Having a diagnosis isn’t a cure, but it is a step in the right direction. With the gene responsible for Mitchell’s illness now identified, my husband and I founded the Mitchell and Friends Foundation, where we offer support to other families battling Mitchell Syndrome and have raised over $200,000 for treatment research. Since Mitchell’s death, at least 30 new patients worldwide have been identified with Mitchell Syndrome.
I was lucky to have a robust support network of family and friends who offered any help they could, but the experience still felt isolating. During Mitchell’s seven-year odyssey, I yearned for the expansive support groups and community of understanding that are available to individuals and their families who face more well-known illnesses such as diabetes or cancer.
With an undiagnosed disease, we had nothing like that to support us. I found myself trying to push Mitchell into groups that fit a symptom just so he could have other people in similar situations to relate to, but none of them were right — his condition was too unique for a perfect fit. Even after we had a name for Mitchell’s disease, having an ultra-rare disease diagnosis still left us without a community.
In the wake of Mitchell’s passing, I embarked on a new journey, fueled by a sense of purpose and newfound knowledge born from tragedy. I left an 18-year career as a pediatric nurse to become an advocate for those living with rare and undiagnosed conditions, determined to walk with other families to try and spare them the anguish that my family had endured.
Through my work at the Undiagnosed Diseases Network Foundation (UDNF) — which was created through the patients and families from the UDN, the organization that worked so diligently to identify Mitchell’s illness — I found solace and strength in a community of people I could relate to and now support through my experience. I discovered the common thread binding families like mine: the shared journey of reckoning with undiagnosed and ultra-rare diseases.
The UDNF has provided a gathering place of allies and resources previously inaccessible to families like mine. Mitchell Syndrome may have claimed my son, but his memory lives on through my work at the UDNF as their new Patient Navigation Program director. I understand as a parent and a nurse that we have an obligation to patients and their families to help them put a name to their illness. My work with the UDNF now supports patients on their odyssey to discovery — and hopefully, one day, treatment for their unique ultra-rare disease.

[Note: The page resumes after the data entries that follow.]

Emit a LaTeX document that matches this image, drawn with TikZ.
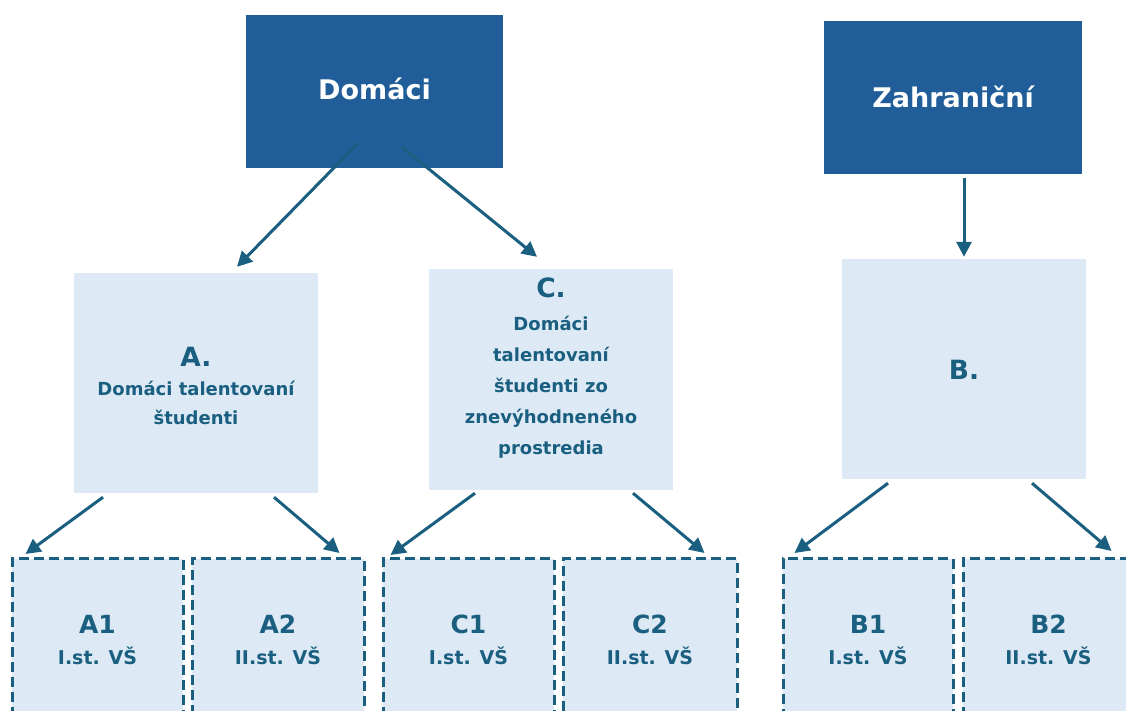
\documentclass[tikz,border=0pt]{standalone}
\usepackage{fontspec}
\setmainfont{DejaVu Sans}
\usetikzlibrary{arrows.meta,calc}
\definecolor{darkbox}{HTML}{215E99}
\definecolor{lightbox}{HTML}{DDEAF6}
\definecolor{teal}{HTML}{1A5F80}
\begin{document}
\begin{tikzpicture}[x=1pt,y=-1pt,
  topbox/.style={fill=darkbox,draw=none,minimum width=257pt,minimum height=153pt,inner sep=0pt},
  midbox/.style={fill=lightbox,draw=none,minimum width=244pt,minimum height=220pt,inner sep=0pt},
  leafbox/.style={fill=lightbox,draw=teal,line width=3pt,dash pattern=on 10pt off 5pt,minimum width=171pt,minimum height=200pt,inner sep=0pt,anchor=north},
  toptext/.style={text=white,font=\bfseries\fontsize{27}{32}\selectfont,anchor=base,inner sep=0pt},
  bigletter/.style={text=teal,font=\bfseries\fontsize{26.5}{31}\selectfont,anchor=base,inner sep=0pt},
  bodytext/.style={text=teal,font=\bfseries\fontsize{18}{31}\selectfont,anchor=base,align=center,inner sep=0pt},
  leaftitle/.style={text=teal,font=\bfseries\fontsize{25}{31}\selectfont,anchor=base,inner sep=0pt},
  leafsub/.style={text=teal,font=\bfseries\fontsize{19}{31}\selectfont,anchor=base,inner sep=0pt},
  conn/.style={draw=teal,line width=3pt,-{Triangle[length=15pt,width=15pt]}}
]
\useasboundingbox (0,0) rectangle (1126,711);
\clip (0,0) rectangle (1126,711);
\fill[white] (0,0) rectangle (1126,711);

% top boxes
\node[topbox] (dom) at (374.5,91.5) {};
\node[toptext] (domt) at (374.5,100) {Domáci};
\node[topbox,minimum width=258pt] (zah) at (953,97.5) {};
\node[toptext] (zaht) at (953,108) {Zahraniční};

% middle boxes
\node[midbox] (A) at (196,383) {};
\node[bigletter] (At) at (196,366) {A.};
\node[bodytext,font=\bfseries\fontsize{18}{28.5}\selectfont] (Ab) at (196,424) {Domáci talentovaní\\študenti};

\node[midbox,minimum height=221pt] (C) at (551,379.5) {};
\node[bigletter] (Ct) at (551,297) {C.};
\node[bodytext] (Cb) at (551,454) {Domáci\\talentovaní\\študenti zo\\znevýhodneného\\prostredia};

\node[midbox] (B) at (964,369) {};
\node[bigletter] (Bt) at (964,379) {B.};

% leaves
\node[leafbox] (A1) at (97.5,557) {};
\node[leafbox,minimum width=172pt] (A2) at (278,557) {};
\node[leafbox] (C1) at (468.5,557) {};
\node[leafbox,minimum width=174pt] (C2) at (650,557) {};
\node[leafbox,minimum width=170pt] (B1) at (868,557) {};
\node[leafbox] (B2) at (1048.5,557) {};

\foreach \n/\t/\s in {A1/A1/I.st. VŠ, A2/A2/II.st. VŠ, C1/C1/I.st. VŠ, C2/C2/II.st. VŠ, B1/B1/I.st. VŠ, B2/B2/II.st. VŠ}{
  \node[leaftitle] (\n t) at ($(\n.north)+(0,76)$) {\t};
  \node[leafsub] (\n s) at ($(\n.north)+(0,107)$) {\s};
}

% connectors
\draw[conn] ($(dom.south)+(-16.5,-25)$) -- ($(A.north)+(41,-6)$);
\draw[conn] ($(dom.south)+(27.5,-21)$) -- ($(C.north)+(-14,-12)$);
\draw[conn] ($(zah.south)+(11,4)$) -- ($(B.north)+(0,-2)$);
\draw[conn] ($(A.south)+(-93,4)$) -- ($(A1.north west)+(15,-3)$);
\draw[conn] ($(A.south)+(78,4)$) -- ($(A2.north east)+(-26,-4)$);
\draw[conn] ($(C.south)+(-76,3)$) -- ($(C1.north west)+(9,-2)$);
\draw[conn] ($(C.south)+(82,3)$) -- ($(C2.north east)+(-34,-4)$);
\draw[conn] ($(B.south)+(-76,4)$) -- ($(B1.north west)+(13,-4)$);
\draw[conn] ($(B.south)+(68,4)$) -- ($(B2.north east)+(-24,-6)$);
\end{tikzpicture}
\end{document}
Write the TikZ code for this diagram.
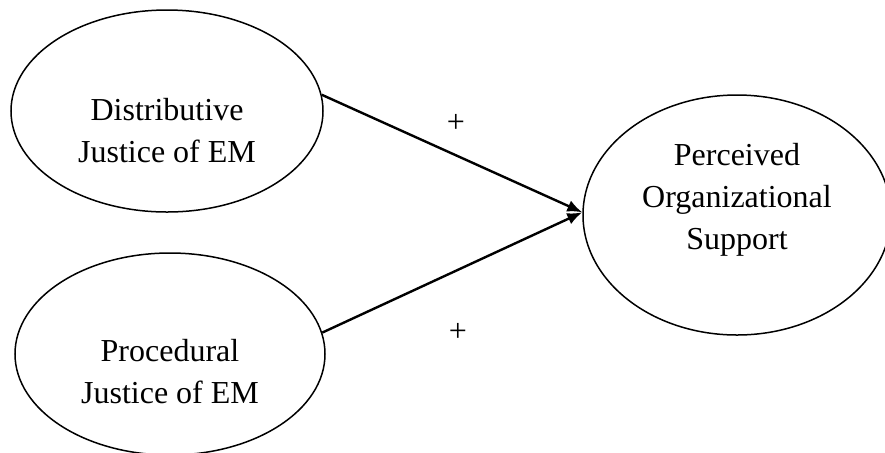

Despite his too-short life, Mitchell left an important legacy. Attending college on a full-tuition scholarship, he befriended everyone he met and inspired many with his perseverance. As a true member of Gen Z and user of social media, Mitchell would have been ecstatic to know that a 2019 NBC News video interview with him has now reached almost 10 million views, and that currently more than 30 people have “his” disease. I am too and will continue to serve other families in their journey by leading the UDNF’s Patient Navigation program because every family deserves to have a diagnosis and a community to support them.

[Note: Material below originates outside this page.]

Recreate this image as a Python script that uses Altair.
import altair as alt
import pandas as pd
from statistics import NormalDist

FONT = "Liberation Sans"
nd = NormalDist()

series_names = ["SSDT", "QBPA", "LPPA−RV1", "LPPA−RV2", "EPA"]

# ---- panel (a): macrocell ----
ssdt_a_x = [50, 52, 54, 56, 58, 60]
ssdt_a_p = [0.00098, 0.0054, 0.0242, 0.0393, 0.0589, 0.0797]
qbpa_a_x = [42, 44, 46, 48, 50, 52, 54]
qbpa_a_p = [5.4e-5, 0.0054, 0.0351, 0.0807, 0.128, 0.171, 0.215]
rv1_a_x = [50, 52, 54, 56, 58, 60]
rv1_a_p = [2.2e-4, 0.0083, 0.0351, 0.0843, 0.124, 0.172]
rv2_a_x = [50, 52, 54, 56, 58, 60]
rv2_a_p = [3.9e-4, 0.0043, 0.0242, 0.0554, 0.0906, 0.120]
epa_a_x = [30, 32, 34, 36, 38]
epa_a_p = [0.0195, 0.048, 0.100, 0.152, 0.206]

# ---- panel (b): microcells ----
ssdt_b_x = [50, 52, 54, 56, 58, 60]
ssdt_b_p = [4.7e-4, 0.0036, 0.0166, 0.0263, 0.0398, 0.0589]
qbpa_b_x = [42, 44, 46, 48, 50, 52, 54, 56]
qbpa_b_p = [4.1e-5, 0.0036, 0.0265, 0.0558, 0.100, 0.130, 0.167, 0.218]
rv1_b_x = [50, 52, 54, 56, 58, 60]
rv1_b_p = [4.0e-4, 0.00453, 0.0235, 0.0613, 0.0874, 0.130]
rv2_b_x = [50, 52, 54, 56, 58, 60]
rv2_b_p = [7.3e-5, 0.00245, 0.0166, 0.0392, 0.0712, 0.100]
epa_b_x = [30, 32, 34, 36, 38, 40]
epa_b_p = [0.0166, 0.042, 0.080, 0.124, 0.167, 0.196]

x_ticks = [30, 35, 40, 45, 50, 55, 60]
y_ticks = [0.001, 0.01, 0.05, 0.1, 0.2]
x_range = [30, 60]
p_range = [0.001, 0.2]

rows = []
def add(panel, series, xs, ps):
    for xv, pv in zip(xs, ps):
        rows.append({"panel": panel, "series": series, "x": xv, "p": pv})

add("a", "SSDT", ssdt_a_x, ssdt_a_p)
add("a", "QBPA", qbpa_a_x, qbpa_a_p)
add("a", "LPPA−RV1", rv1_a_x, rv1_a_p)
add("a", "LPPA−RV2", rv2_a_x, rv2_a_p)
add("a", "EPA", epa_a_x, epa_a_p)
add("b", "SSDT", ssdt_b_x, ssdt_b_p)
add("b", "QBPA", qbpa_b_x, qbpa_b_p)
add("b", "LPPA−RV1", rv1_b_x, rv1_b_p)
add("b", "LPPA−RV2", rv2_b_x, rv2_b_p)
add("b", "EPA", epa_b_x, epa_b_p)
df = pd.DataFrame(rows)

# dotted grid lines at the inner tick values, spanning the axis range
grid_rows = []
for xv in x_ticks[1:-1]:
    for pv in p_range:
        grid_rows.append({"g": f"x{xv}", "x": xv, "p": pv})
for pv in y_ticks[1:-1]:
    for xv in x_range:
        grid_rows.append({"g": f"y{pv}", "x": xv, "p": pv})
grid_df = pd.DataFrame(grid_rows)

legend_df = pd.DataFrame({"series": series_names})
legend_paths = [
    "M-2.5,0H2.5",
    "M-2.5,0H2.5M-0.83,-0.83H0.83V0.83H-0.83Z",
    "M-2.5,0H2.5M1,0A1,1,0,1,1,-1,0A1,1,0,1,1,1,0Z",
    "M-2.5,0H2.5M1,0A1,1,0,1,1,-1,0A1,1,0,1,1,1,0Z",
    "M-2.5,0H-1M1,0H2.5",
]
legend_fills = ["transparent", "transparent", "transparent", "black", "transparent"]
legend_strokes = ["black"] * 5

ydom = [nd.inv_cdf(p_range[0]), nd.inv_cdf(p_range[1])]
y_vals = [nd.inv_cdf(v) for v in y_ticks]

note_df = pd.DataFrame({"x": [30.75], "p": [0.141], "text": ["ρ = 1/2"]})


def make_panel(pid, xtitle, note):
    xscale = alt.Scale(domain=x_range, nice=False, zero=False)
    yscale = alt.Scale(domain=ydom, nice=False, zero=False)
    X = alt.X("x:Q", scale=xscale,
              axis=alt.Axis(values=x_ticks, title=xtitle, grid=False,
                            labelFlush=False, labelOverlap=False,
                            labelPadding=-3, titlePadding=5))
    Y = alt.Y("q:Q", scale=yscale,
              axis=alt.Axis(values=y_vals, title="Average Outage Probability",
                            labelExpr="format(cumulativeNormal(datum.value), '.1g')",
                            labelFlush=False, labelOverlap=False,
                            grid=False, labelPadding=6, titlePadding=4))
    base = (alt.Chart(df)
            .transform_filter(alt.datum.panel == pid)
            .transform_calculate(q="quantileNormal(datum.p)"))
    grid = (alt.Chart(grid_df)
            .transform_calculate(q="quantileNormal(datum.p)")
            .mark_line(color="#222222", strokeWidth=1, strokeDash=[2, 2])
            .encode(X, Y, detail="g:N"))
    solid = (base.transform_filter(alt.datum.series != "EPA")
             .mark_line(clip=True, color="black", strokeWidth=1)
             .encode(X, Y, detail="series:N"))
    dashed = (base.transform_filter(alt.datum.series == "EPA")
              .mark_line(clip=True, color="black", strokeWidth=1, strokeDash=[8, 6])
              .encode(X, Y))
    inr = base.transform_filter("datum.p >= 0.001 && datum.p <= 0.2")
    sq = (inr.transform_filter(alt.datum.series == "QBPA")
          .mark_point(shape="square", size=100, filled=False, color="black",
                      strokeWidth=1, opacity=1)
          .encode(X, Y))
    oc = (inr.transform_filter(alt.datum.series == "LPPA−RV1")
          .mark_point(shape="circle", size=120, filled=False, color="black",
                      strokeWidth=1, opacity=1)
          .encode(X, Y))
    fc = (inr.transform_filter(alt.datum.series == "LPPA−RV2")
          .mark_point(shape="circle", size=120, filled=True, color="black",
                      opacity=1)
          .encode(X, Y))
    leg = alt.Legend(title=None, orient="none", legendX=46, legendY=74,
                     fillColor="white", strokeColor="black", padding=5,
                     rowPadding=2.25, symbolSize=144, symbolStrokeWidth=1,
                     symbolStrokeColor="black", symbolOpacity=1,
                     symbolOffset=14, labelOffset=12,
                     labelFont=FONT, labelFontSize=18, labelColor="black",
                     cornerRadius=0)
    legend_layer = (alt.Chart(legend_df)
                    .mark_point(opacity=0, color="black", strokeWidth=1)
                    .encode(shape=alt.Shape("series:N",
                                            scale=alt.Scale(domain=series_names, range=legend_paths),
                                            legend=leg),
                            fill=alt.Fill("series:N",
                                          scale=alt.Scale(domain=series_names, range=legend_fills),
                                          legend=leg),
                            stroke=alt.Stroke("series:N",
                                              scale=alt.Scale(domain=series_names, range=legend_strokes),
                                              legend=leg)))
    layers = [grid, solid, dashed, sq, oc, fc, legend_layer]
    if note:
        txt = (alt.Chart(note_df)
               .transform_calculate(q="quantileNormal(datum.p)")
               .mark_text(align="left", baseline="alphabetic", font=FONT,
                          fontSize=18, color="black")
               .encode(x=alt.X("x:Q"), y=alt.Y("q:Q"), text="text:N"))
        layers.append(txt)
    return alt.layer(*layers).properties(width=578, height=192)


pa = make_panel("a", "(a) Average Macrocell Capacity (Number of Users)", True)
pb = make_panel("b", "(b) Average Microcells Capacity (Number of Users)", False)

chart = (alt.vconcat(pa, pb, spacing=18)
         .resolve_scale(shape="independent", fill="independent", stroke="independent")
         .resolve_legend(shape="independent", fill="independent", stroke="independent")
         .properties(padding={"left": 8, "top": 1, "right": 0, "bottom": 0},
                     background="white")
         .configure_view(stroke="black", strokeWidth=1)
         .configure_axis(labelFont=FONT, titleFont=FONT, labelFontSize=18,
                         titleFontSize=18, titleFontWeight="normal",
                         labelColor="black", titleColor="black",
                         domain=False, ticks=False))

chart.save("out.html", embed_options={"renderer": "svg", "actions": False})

Michele Herndon, MSN, R.N., is the program director of the Undiagnosed Diseases Network Foundation’s (UDNF) Patient Navigation Program. For the past two decades, she has served as a pediatric nurse, leader, and manager in an academic hospital setting. Michele is also the mother to Mitchell who enrolled in the Undiagnosed Diseases Network (UDN) in 2017 after five years of symptoms. After genetic sequencing and a model organism study using fruit flies, his gene mutation was identified by the UDN. Mitchell died in 2019 from the ultra-rare disease that was ultimately named after him, Mitchell Syndrome. Michele and her family started the Mitchell & Friends Foundation to support families and raise both awareness and money for research into Mitchell Syndrome. Michele lives in St. Louis, Missouri, and is currently working to complete her Doctorate in Nursing Practice at the University of Missouri-Columbia.